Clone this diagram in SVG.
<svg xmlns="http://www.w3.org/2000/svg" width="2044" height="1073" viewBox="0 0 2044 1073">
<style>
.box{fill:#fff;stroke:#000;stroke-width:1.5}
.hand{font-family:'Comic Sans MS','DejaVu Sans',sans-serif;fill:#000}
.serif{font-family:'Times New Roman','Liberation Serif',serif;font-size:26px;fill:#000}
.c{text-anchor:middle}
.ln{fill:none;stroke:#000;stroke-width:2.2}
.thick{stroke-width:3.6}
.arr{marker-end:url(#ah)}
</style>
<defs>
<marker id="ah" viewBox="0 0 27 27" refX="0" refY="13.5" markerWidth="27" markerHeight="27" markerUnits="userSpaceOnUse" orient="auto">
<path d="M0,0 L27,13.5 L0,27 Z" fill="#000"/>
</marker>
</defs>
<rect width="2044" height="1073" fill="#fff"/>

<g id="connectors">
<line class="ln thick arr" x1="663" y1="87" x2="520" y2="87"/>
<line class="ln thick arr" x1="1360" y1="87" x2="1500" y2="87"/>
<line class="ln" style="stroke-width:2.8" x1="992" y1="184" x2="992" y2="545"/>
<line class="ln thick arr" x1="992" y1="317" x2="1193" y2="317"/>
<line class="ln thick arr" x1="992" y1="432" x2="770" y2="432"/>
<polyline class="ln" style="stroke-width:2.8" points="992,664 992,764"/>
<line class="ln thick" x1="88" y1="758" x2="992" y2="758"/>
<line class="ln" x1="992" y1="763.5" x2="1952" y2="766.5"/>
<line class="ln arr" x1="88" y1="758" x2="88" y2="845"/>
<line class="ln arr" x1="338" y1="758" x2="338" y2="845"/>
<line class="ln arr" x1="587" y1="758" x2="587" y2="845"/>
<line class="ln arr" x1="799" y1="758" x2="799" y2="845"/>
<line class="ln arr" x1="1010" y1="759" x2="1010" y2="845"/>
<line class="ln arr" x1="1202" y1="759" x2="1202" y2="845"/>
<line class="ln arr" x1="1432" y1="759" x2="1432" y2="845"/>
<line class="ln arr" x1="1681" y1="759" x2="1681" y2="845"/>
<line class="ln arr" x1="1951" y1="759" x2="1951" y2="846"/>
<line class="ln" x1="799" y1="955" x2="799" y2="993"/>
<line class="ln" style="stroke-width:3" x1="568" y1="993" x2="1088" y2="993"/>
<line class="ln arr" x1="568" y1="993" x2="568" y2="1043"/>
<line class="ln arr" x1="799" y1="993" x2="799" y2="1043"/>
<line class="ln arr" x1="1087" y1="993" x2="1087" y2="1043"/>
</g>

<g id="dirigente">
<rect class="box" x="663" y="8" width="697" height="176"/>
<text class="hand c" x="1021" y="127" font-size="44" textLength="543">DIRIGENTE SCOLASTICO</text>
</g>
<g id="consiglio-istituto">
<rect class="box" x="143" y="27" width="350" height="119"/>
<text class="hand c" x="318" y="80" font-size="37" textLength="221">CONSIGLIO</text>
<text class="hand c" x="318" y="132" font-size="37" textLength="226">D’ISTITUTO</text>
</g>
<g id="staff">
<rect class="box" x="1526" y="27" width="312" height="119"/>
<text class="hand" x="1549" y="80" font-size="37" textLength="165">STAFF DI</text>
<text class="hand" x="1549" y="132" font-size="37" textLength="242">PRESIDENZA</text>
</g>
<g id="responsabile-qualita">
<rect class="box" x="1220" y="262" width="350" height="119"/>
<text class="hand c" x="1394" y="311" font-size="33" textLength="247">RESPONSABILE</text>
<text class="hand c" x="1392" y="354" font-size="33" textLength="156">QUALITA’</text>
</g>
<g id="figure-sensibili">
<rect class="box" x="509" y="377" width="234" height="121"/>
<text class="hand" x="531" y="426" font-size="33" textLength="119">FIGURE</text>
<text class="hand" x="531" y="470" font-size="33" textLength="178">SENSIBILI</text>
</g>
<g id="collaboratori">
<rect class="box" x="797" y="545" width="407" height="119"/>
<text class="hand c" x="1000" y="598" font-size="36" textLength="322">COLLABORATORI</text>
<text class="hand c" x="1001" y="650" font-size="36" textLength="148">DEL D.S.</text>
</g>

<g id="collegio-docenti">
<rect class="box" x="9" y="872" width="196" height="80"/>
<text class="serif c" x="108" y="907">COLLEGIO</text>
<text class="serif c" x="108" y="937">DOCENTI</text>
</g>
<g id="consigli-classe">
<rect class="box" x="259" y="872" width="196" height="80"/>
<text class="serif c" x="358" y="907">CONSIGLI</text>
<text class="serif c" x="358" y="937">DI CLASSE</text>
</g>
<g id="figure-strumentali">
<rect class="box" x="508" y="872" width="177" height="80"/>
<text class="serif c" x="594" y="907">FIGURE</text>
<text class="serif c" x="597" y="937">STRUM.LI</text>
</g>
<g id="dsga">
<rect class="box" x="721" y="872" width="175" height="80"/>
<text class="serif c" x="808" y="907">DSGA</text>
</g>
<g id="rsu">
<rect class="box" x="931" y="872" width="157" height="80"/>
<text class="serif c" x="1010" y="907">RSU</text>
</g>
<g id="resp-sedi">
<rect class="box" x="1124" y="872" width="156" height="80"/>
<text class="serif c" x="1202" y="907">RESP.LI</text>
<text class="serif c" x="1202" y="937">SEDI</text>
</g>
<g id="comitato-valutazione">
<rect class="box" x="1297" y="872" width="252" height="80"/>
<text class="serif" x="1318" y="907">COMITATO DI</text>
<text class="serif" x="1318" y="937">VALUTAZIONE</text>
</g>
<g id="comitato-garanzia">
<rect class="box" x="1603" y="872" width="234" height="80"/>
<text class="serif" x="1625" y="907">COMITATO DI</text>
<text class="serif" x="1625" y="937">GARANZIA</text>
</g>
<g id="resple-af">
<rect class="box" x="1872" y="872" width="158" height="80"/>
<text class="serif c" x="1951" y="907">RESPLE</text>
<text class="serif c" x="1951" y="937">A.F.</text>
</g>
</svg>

- - -

What you are asked to do: Extract all of the data shown above without alteration.

Solution to the problem:
Clone this diagram in SVG.
<svg xmlns="http://www.w3.org/2000/svg" width="2044" height="1073" viewBox="0 0 2044 1073">
<style>
.box{fill:#fff;stroke:#000;stroke-width:1.5}
.hand{font-family:'Comic Sans MS','DejaVu Sans',sans-serif;fill:#000}
.serif{font-family:'Times New Roman','Liberation Serif',serif;font-size:26px;fill:#000}
.c{text-anchor:middle}
.ln{fill:none;stroke:#000;stroke-width:2.2}
.thick{stroke-width:3.6}
.arr{marker-end:url(#ah)}
</style>
<defs>
<marker id="ah" viewBox="0 0 27 27" refX="0" refY="13.5" markerWidth="27" markerHeight="27" markerUnits="userSpaceOnUse" orient="auto">
<path d="M0,0 L27,13.5 L0,27 Z" fill="#000"/>
</marker>
</defs>
<rect width="2044" height="1073" fill="#fff"/>

<g id="connectors">
<line class="ln thick arr" x1="663" y1="87" x2="520" y2="87"/>
<line class="ln thick arr" x1="1360" y1="87" x2="1500" y2="87"/>
<line class="ln" style="stroke-width:2.8" x1="992" y1="184" x2="992" y2="545"/>
<line class="ln thick arr" x1="992" y1="317" x2="1193" y2="317"/>
<line class="ln thick arr" x1="992" y1="432" x2="770" y2="432"/>
<polyline class="ln" style="stroke-width:2.8" points="992,664 992,764"/>
<line class="ln thick" x1="88" y1="758" x2="992" y2="758"/>
<line class="ln" x1="992" y1="763.5" x2="1952" y2="766.5"/>
<line class="ln arr" x1="88" y1="758" x2="88" y2="845"/>
<line class="ln arr" x1="338" y1="758" x2="338" y2="845"/>
<line class="ln arr" x1="587" y1="758" x2="587" y2="845"/>
<line class="ln arr" x1="799" y1="758" x2="799" y2="845"/>
<line class="ln arr" x1="1010" y1="759" x2="1010" y2="845"/>
<line class="ln arr" x1="1202" y1="759" x2="1202" y2="845"/>
<line class="ln arr" x1="1432" y1="759" x2="1432" y2="845"/>
<line class="ln arr" x1="1681" y1="759" x2="1681" y2="845"/>
<line class="ln arr" x1="1951" y1="759" x2="1951" y2="846"/>
<line class="ln" x1="799" y1="955" x2="799" y2="993"/>
<line class="ln" style="stroke-width:3" x1="568" y1="993" x2="1088" y2="993"/>
<line class="ln arr" x1="568" y1="993" x2="568" y2="1043"/>
<line class="ln arr" x1="799" y1="993" x2="799" y2="1043"/>
<line class="ln arr" x1="1087" y1="993" x2="1087" y2="1043"/>
</g>

<g id="dirigente">
<rect class="box" x="663" y="8" width="697" height="176"/>
<text class="hand c" x="1021" y="127" font-size="44" textLength="543">DIRIGENTE SCOLASTICO</text>
</g>
<g id="consiglio-istituto">
<rect class="box" x="143" y="27" width="350" height="119"/>
<text class="hand c" x="318" y="80" font-size="37" textLength="221">CONSIGLIO</text>
<text class="hand c" x="318" y="132" font-size="37" textLength="226">D’ISTITUTO</text>
</g>
<g id="staff">
<rect class="box" x="1526" y="27" width="312" height="119"/>
<text class="hand" x="1549" y="80" font-size="37" textLength="165">STAFF DI</text>
<text class="hand" x="1549" y="132" font-size="37" textLength="242">PRESIDENZA</text>
</g>
<g id="responsabile-qualita">
<rect class="box" x="1220" y="262" width="350" height="119"/>
<text class="hand c" x="1394" y="311" font-size="33" textLength="247">RESPONSABILE</text>
<text class="hand c" x="1392" y="354" font-size="33" textLength="156">QUALITA’</text>
</g>
<g id="figure-sensibili">
<rect class="box" x="509" y="377" width="234" height="121"/>
<text class="hand" x="531" y="426" font-size="33" textLength="119">FIGURE</text>
<text class="hand" x="531" y="470" font-size="33" textLength="178">SENSIBILI</text>
</g>
<g id="collaboratori">
<rect class="box" x="797" y="545" width="407" height="119"/>
<text class="hand c" x="1000" y="598" font-size="36" textLength="322">COLLABORATORI</text>
<text class="hand c" x="1001" y="650" font-size="36" textLength="148">DEL D.S.</text>
</g>

<g id="collegio-docenti">
<rect class="box" x="9" y="872" width="196" height="80"/>
<text class="serif c" x="108" y="907">COLLEGIO</text>
<text class="serif c" x="108" y="937">DOCENTI</text>
</g>
<g id="consigli-classe">
<rect class="box" x="259" y="872" width="196" height="80"/>
<text class="serif c" x="358" y="907">CONSIGLI</text>
<text class="serif c" x="358" y="937">DI CLASSE</text>
</g>
<g id="figure-strumentali">
<rect class="box" x="508" y="872" width="177" height="80"/>
<text class="serif c" x="594" y="907">FIGURE</text>
<text class="serif c" x="597" y="937">STRUM.LI</text>
</g>
<g id="dsga">
<rect class="box" x="721" y="872" width="175" height="80"/>
<text class="serif c" x="808" y="907">DSGA</text>
</g>
<g id="rsu">
<rect class="box" x="931" y="872" width="157" height="80"/>
<text class="serif c" x="1010" y="907">RSU</text>
</g>
<g id="resp-sedi">
<rect class="box" x="1124" y="872" width="156" height="80"/>
<text class="serif c" x="1202" y="907">RESP.LI</text>
<text class="serif c" x="1202" y="937">SEDI</text>
</g>
<g id="comitato-valutazione">
<rect class="box" x="1297" y="872" width="252" height="80"/>
<text class="serif" x="1318" y="907">COMITATO DI</text>
<text class="serif" x="1318" y="937">VALUTAZIONE</text>
</g>
<g id="comitato-garanzia">
<rect class="box" x="1603" y="872" width="234" height="80"/>
<text class="serif" x="1625" y="907">COMITATO DI</text>
<text class="serif" x="1625" y="937">GARANZIA</text>
</g>
<g id="resple-af">
<rect class="box" x="1872" y="872" width="158" height="80"/>
<text class="serif c" x="1951" y="907">RESPLE</text>
<text class="serif c" x="1951" y="937">A.F.</text>
</g>
</svg>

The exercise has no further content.